* START SUPPLIED MATERIAL *

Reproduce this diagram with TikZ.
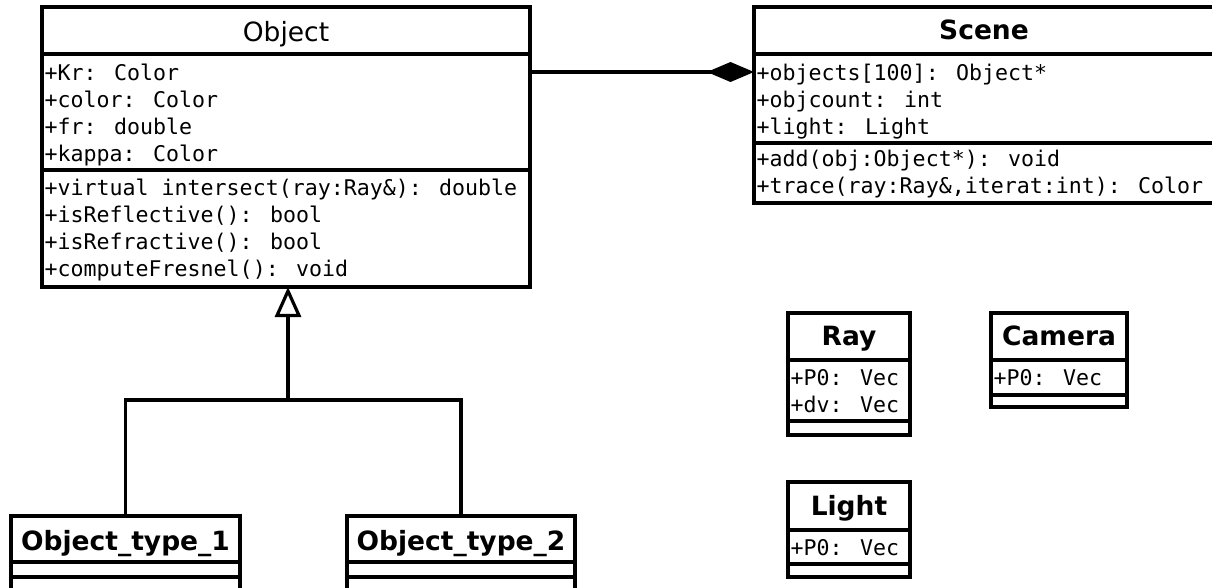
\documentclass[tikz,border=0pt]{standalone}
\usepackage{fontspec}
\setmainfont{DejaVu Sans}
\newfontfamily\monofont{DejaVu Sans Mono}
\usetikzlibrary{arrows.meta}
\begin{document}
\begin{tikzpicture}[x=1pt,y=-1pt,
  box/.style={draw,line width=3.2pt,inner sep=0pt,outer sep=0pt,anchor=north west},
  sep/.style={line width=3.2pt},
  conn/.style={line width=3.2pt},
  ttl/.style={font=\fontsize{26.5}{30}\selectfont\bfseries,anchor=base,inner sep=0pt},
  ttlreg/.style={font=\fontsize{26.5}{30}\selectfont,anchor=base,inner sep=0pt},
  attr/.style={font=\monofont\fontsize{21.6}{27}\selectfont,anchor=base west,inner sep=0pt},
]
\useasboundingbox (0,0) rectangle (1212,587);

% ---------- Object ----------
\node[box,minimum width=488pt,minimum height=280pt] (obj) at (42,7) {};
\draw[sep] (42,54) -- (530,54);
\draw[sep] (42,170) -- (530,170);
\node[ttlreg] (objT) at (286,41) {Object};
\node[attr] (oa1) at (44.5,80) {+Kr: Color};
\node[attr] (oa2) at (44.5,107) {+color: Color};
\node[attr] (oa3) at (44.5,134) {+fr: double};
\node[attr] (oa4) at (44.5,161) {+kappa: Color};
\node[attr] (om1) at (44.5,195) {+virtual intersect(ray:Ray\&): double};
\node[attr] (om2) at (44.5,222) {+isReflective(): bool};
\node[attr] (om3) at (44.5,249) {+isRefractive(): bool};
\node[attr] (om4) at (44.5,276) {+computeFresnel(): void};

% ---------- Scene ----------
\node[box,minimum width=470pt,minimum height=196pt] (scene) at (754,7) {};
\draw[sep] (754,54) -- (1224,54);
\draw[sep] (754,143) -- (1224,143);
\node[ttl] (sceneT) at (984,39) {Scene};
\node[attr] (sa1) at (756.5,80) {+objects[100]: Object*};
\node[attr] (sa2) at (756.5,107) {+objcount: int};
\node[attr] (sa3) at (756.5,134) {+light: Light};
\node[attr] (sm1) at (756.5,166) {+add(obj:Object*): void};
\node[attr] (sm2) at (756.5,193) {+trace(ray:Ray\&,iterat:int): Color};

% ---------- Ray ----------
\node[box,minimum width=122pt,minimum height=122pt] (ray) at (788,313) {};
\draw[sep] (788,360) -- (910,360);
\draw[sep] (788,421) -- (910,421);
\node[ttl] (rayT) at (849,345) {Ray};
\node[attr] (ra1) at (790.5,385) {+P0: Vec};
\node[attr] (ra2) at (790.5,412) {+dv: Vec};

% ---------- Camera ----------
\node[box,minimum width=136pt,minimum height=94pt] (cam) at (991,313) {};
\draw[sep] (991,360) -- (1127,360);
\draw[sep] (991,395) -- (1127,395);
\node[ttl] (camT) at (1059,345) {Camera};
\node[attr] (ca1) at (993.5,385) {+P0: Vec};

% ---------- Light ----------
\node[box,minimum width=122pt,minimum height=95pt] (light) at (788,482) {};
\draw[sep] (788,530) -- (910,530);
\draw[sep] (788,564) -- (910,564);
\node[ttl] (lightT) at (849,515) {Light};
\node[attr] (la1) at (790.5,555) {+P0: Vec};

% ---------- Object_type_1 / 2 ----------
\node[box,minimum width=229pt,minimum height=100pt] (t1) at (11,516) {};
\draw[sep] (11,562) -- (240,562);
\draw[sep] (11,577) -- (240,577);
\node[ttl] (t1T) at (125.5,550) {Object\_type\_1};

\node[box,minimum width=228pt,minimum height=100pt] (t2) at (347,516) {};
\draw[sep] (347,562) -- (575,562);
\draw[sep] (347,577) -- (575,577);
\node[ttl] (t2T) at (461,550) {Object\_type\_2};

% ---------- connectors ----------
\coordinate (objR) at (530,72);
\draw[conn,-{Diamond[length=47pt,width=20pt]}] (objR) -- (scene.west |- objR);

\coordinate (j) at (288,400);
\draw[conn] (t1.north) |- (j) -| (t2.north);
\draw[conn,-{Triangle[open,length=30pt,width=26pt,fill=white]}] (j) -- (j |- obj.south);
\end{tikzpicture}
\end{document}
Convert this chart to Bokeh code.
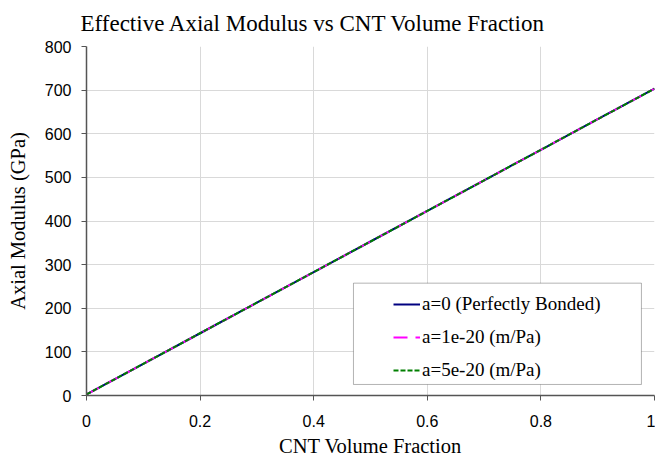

* END SUPPLIED MATERIAL *

> _STATED TASK_: Give the entries again without a single change, but with no pictures.

> _EXPECTED OUTPUT_:
Reproduce this diagram with TikZ.
\documentclass[tikz,border=0pt]{standalone}
\usepackage{fontspec}
\setmainfont{DejaVu Sans}
\newfontfamily\monofont{DejaVu Sans Mono}
\usetikzlibrary{arrows.meta}
\begin{document}
\begin{tikzpicture}[x=1pt,y=-1pt,
  box/.style={draw,line width=3.2pt,inner sep=0pt,outer sep=0pt,anchor=north west},
  sep/.style={line width=3.2pt},
  conn/.style={line width=3.2pt},
  ttl/.style={font=\fontsize{26.5}{30}\selectfont\bfseries,anchor=base,inner sep=0pt},
  ttlreg/.style={font=\fontsize{26.5}{30}\selectfont,anchor=base,inner sep=0pt},
  attr/.style={font=\monofont\fontsize{21.6}{27}\selectfont,anchor=base west,inner sep=0pt},
]
\useasboundingbox (0,0) rectangle (1212,587);

% ---------- Object ----------
\node[box,minimum width=488pt,minimum height=280pt] (obj) at (42,7) {};
\draw[sep] (42,54) -- (530,54);
\draw[sep] (42,170) -- (530,170);
\node[ttlreg] (objT) at (286,41) {Object};
\node[attr] (oa1) at (44.5,80) {+Kr: Color};
\node[attr] (oa2) at (44.5,107) {+color: Color};
\node[attr] (oa3) at (44.5,134) {+fr: double};
\node[attr] (oa4) at (44.5,161) {+kappa: Color};
\node[attr] (om1) at (44.5,195) {+virtual intersect(ray:Ray\&): double};
\node[attr] (om2) at (44.5,222) {+isReflective(): bool};
\node[attr] (om3) at (44.5,249) {+isRefractive(): bool};
\node[attr] (om4) at (44.5,276) {+computeFresnel(): void};

% ---------- Scene ----------
\node[box,minimum width=470pt,minimum height=196pt] (scene) at (754,7) {};
\draw[sep] (754,54) -- (1224,54);
\draw[sep] (754,143) -- (1224,143);
\node[ttl] (sceneT) at (984,39) {Scene};
\node[attr] (sa1) at (756.5,80) {+objects[100]: Object*};
\node[attr] (sa2) at (756.5,107) {+objcount: int};
\node[attr] (sa3) at (756.5,134) {+light: Light};
\node[attr] (sm1) at (756.5,166) {+add(obj:Object*): void};
\node[attr] (sm2) at (756.5,193) {+trace(ray:Ray\&,iterat:int): Color};

% ---------- Ray ----------
\node[box,minimum width=122pt,minimum height=122pt] (ray) at (788,313) {};
\draw[sep] (788,360) -- (910,360);
\draw[sep] (788,421) -- (910,421);
\node[ttl] (rayT) at (849,345) {Ray};
\node[attr] (ra1) at (790.5,385) {+P0: Vec};
\node[attr] (ra2) at (790.5,412) {+dv: Vec};

% ---------- Camera ----------
\node[box,minimum width=136pt,minimum height=94pt] (cam) at (991,313) {};
\draw[sep] (991,360) -- (1127,360);
\draw[sep] (991,395) -- (1127,395);
\node[ttl] (camT) at (1059,345) {Camera};
\node[attr] (ca1) at (993.5,385) {+P0: Vec};

% ---------- Light ----------
\node[box,minimum width=122pt,minimum height=95pt] (light) at (788,482) {};
\draw[sep] (788,530) -- (910,530);
\draw[sep] (788,564) -- (910,564);
\node[ttl] (lightT) at (849,515) {Light};
\node[attr] (la1) at (790.5,555) {+P0: Vec};

% ---------- Object_type_1 / 2 ----------
\node[box,minimum width=229pt,minimum height=100pt] (t1) at (11,516) {};
\draw[sep] (11,562) -- (240,562);
\draw[sep] (11,577) -- (240,577);
\node[ttl] (t1T) at (125.5,550) {Object\_type\_1};

\node[box,minimum width=228pt,minimum height=100pt] (t2) at (347,516) {};
\draw[sep] (347,562) -- (575,562);
\draw[sep] (347,577) -- (575,577);
\node[ttl] (t2T) at (461,550) {Object\_type\_2};

% ---------- connectors ----------
\coordinate (objR) at (530,72);
\draw[conn,-{Diamond[length=47pt,width=20pt]}] (objR) -- (scene.west |- objR);

\coordinate (j) at (288,400);
\draw[conn] (t1.north) |- (j) -| (t2.north);
\draw[conn,-{Triangle[open,length=30pt,width=26pt,fill=white]}] (j) -- (j |- obj.south);
\end{tikzpicture}
\end{document}
Convert this chart to Bokeh code.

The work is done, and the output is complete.